Here's the relevant code snippet showing these paths:

@shared_task
def process_corpus_action(corpus_id: int, document_ids: list[int], user_id: int):
    corpus = Corpus.objects.get(id=corpus_id)
    actions = CorpusAction.objects.filter(
        corpus=corpus, trigger=CorpusActionTrigger.ADD_DOCUMENT
    )

    for action in actions:
        if action.fieldset:
            # Path a: Run Extract with Fieldset
            extract = Extract.objects.create(
                name=f"Extract for {corpus.title}",
                corpus=corpus,
                fieldset=action.fieldset,
                creator_id=user_id,
            )
            extract.documents.add(*document_ids)
            run_extract.si(extract_id=extract.id).apply_async()
        elif action.analyzer:
            analysis = Analysis.objects.create(
                analyzer=action.analyzer,
                analyzed_corpus=corpus,
                creator_id=user_id,
            )
            if action.analyzer.task_name:
                # Path b: Run Analysis with doc_analyzer_task
                task = import_string(action.analyzer.task_name)
                for doc_id in document_ids:
                    task.si(doc_id=doc_id, analysis_id=analysis.id).apply_async()
            elif action.analyzer.host_gremlin:
                # Path c: Run Analysis with Gremlin Engine
                start_analysis.si(analysis_id=analysis.id).apply_async()
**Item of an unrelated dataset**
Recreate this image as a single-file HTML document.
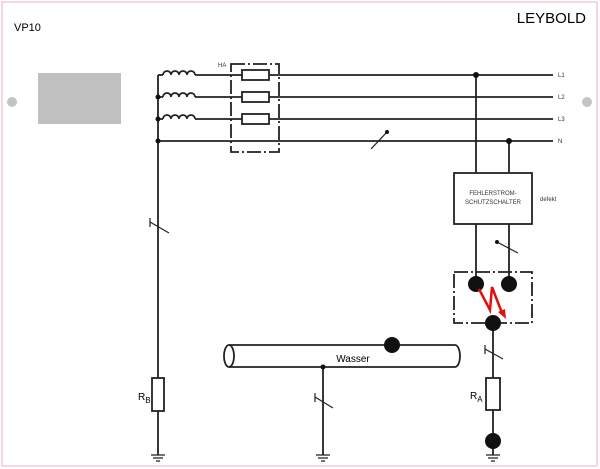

This system provides a flexible framework for automating document processing in OpenContracts. By configuring CorpusAction objects appropriately, users can ensure that newly added documents are automatically processed according to their specific needs, whether that involves running extracts, local analysis tasks, or submitting to external Gremlin engines for processing.